GIVEN PROBLEM: Below are some records; quote exactly the lines from the one that contains "Emit a LaTeX" through the one that contains "(title) at (445,9)", inclusive, and no others.

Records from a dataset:
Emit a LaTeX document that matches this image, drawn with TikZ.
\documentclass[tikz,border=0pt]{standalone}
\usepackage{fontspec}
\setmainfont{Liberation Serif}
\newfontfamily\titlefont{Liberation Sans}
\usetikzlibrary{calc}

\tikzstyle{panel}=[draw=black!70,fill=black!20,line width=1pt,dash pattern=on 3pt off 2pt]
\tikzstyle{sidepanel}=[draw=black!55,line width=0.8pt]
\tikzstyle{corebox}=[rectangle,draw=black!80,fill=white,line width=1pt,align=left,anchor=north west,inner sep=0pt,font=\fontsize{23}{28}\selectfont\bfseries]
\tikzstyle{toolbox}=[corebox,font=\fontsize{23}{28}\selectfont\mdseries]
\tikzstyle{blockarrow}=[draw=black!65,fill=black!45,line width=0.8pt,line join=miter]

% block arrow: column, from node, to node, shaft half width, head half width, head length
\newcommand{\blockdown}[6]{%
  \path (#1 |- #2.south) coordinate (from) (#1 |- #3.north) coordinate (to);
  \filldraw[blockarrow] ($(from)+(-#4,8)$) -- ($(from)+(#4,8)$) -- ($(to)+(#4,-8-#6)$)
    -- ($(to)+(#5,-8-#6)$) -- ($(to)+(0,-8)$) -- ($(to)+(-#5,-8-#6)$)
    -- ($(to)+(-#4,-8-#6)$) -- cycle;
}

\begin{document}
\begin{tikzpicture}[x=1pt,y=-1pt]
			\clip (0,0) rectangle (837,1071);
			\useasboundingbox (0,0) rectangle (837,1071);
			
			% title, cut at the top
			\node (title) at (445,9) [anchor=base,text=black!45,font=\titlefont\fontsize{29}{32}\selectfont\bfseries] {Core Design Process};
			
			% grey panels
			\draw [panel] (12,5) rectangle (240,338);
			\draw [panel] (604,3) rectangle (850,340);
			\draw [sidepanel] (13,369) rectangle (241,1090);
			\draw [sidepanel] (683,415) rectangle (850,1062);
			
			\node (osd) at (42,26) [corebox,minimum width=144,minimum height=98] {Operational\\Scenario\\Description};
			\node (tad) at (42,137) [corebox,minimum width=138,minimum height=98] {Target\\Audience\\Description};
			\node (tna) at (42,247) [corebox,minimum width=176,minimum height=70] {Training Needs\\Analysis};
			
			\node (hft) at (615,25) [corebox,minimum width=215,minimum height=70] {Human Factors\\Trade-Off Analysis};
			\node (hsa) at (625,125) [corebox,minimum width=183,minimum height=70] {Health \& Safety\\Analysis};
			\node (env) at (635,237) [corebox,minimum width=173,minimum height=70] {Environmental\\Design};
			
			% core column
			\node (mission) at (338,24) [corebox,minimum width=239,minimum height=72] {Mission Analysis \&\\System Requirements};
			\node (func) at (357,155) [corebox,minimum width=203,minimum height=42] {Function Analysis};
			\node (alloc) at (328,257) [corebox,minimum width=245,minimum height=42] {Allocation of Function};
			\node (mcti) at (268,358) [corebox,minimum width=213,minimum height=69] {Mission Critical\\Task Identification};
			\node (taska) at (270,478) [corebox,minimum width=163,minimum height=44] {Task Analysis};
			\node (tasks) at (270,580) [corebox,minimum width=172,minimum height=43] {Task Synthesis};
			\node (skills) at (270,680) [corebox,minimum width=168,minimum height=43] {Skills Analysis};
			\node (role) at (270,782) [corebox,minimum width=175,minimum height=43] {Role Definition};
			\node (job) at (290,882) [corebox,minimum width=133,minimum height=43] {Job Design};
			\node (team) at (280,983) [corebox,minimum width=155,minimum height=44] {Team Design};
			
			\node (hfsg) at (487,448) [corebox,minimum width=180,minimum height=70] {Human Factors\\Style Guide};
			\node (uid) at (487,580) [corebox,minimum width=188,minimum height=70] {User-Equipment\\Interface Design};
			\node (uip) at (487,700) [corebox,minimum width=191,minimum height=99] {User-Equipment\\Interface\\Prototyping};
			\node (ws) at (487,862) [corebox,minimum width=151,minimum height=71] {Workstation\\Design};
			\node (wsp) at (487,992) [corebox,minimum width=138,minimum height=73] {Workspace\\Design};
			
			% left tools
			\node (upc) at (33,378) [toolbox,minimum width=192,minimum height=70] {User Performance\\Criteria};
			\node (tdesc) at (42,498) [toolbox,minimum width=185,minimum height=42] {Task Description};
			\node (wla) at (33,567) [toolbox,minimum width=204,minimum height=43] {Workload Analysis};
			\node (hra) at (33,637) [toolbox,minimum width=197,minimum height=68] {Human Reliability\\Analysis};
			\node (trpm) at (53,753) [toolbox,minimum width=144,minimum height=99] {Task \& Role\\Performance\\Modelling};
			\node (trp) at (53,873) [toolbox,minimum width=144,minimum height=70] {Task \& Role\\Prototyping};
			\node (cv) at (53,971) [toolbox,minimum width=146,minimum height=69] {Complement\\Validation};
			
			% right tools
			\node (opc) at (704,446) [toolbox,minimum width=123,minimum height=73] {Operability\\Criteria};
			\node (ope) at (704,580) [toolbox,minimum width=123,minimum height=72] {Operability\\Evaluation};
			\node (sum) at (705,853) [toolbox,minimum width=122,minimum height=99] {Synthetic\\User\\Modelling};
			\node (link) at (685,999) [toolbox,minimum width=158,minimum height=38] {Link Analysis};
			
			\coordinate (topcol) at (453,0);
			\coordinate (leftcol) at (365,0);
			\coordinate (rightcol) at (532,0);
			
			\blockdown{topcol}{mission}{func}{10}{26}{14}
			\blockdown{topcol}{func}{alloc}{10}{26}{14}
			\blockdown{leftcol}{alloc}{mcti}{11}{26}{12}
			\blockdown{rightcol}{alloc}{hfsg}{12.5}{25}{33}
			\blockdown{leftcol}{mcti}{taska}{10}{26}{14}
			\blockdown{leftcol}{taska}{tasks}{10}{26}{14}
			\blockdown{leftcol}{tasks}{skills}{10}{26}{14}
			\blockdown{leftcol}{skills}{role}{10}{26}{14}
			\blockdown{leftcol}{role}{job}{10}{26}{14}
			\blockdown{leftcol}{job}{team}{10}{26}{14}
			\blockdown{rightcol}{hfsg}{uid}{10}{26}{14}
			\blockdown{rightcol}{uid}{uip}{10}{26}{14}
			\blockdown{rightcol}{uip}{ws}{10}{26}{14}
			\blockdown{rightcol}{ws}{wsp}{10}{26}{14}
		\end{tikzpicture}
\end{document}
...
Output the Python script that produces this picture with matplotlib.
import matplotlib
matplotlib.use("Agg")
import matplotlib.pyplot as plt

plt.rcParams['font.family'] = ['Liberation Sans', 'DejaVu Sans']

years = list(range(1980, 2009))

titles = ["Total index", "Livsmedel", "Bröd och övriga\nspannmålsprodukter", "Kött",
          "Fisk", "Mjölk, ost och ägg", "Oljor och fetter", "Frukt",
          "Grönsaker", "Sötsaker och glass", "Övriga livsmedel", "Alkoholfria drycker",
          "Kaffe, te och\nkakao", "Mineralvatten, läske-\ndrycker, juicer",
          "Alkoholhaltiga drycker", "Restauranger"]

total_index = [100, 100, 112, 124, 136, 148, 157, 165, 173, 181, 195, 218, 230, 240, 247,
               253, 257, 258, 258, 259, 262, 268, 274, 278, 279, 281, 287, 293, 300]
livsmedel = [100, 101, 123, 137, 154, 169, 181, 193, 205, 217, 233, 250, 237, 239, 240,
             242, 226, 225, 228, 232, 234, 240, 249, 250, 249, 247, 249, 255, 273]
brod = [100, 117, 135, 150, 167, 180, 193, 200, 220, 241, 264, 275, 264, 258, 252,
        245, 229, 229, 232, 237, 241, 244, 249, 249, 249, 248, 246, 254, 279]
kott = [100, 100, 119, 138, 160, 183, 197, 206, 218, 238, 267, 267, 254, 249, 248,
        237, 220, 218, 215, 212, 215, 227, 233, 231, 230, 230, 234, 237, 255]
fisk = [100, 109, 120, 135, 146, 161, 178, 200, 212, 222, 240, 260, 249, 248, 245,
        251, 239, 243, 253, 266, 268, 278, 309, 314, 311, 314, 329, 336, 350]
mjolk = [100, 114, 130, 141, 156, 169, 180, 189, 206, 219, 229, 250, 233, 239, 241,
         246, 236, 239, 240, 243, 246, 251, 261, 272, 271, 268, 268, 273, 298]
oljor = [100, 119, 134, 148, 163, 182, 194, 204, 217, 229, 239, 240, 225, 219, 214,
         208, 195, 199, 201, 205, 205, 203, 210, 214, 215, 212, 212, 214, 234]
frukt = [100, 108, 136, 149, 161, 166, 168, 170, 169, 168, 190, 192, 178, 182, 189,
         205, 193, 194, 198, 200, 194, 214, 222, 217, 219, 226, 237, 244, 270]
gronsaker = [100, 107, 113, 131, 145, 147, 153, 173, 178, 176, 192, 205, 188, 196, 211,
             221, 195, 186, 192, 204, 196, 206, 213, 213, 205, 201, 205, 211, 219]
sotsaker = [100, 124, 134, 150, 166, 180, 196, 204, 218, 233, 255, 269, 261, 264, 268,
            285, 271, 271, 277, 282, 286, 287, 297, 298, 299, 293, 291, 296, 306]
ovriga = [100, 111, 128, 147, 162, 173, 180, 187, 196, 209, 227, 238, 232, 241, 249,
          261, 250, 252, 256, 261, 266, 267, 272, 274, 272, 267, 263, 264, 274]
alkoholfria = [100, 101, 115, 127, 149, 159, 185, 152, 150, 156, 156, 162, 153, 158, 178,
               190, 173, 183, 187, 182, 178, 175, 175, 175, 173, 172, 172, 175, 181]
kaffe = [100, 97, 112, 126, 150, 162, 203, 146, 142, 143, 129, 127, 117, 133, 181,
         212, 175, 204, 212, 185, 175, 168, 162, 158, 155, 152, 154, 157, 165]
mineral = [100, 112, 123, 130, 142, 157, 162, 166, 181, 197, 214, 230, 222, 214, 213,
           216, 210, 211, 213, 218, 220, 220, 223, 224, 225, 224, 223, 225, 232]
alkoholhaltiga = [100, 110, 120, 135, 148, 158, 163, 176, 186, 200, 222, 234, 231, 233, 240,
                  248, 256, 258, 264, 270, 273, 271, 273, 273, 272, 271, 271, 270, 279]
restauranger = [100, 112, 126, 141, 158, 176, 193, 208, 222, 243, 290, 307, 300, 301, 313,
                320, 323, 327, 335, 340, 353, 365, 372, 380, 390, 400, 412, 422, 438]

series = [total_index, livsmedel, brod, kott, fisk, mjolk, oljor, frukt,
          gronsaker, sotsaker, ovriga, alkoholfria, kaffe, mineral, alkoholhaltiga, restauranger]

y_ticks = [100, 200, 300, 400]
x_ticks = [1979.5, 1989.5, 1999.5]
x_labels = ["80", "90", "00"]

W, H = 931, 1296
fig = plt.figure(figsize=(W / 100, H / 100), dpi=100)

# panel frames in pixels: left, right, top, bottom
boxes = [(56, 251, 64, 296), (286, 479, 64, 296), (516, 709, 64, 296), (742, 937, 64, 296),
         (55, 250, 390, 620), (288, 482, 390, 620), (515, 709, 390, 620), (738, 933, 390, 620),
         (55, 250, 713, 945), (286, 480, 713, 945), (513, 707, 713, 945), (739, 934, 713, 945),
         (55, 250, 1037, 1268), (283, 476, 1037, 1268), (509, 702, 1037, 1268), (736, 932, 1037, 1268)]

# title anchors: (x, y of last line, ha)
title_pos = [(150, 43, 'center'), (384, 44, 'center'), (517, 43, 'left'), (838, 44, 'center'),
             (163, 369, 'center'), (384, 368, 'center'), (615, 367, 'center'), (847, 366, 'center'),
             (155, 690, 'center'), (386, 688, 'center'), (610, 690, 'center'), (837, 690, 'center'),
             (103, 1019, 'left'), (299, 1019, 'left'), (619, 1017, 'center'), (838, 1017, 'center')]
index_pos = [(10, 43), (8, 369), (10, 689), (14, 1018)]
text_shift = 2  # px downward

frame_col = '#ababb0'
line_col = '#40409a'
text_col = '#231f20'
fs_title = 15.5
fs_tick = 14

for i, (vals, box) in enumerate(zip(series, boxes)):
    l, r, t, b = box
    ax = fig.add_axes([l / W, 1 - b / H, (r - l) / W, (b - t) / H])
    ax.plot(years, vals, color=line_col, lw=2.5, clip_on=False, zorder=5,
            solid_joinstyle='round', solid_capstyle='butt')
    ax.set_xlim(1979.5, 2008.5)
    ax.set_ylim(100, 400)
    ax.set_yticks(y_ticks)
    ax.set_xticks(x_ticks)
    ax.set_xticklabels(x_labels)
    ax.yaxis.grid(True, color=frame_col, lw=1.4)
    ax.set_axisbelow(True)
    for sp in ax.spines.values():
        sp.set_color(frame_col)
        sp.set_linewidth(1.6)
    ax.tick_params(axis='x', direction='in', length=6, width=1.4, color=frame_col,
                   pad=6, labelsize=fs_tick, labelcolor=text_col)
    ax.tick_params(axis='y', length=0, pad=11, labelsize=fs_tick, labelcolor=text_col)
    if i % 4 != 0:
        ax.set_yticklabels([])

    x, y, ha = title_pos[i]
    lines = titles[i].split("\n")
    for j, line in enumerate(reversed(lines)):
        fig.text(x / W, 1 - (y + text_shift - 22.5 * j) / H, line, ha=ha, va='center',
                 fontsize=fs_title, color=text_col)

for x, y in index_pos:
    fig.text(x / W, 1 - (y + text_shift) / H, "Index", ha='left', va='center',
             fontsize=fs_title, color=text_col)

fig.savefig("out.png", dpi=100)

WRITTEN RESPONSE:
Emit a LaTeX document that matches this image, drawn with TikZ.
\documentclass[tikz,border=0pt]{standalone}
\usepackage{fontspec}
\setmainfont{Liberation Serif}
\newfontfamily\titlefont{Liberation Sans}
\usetikzlibrary{calc}

\tikzstyle{panel}=[draw=black!70,fill=black!20,line width=1pt,dash pattern=on 3pt off 2pt]
\tikzstyle{sidepanel}=[draw=black!55,line width=0.8pt]
\tikzstyle{corebox}=[rectangle,draw=black!80,fill=white,line width=1pt,align=left,anchor=north west,inner sep=0pt,font=\fontsize{23}{28}\selectfont\bfseries]
\tikzstyle{toolbox}=[corebox,font=\fontsize{23}{28}\selectfont\mdseries]
\tikzstyle{blockarrow}=[draw=black!65,fill=black!45,line width=0.8pt,line join=miter]

% block arrow: column, from node, to node, shaft half width, head half width, head length
\newcommand{\blockdown}[6]{%
  \path (#1 |- #2.south) coordinate (from) (#1 |- #3.north) coordinate (to);
  \filldraw[blockarrow] ($(from)+(-#4,8)$) -- ($(from)+(#4,8)$) -- ($(to)+(#4,-8-#6)$)
    -- ($(to)+(#5,-8-#6)$) -- ($(to)+(0,-8)$) -- ($(to)+(-#5,-8-#6)$)
    -- ($(to)+(-#4,-8-#6)$) -- cycle;
}

\begin{document}
\begin{tikzpicture}[x=1pt,y=-1pt]
			\clip (0,0) rectangle (837,1071);
			\useasboundingbox (0,0) rectangle (837,1071);
			
			% title, cut at the top
			\node (title) at (445,9) [anchor=base,text=black!45,font=\titlefont\fontsize{29}{32}\selectfont\bfseries] {Core Design Process};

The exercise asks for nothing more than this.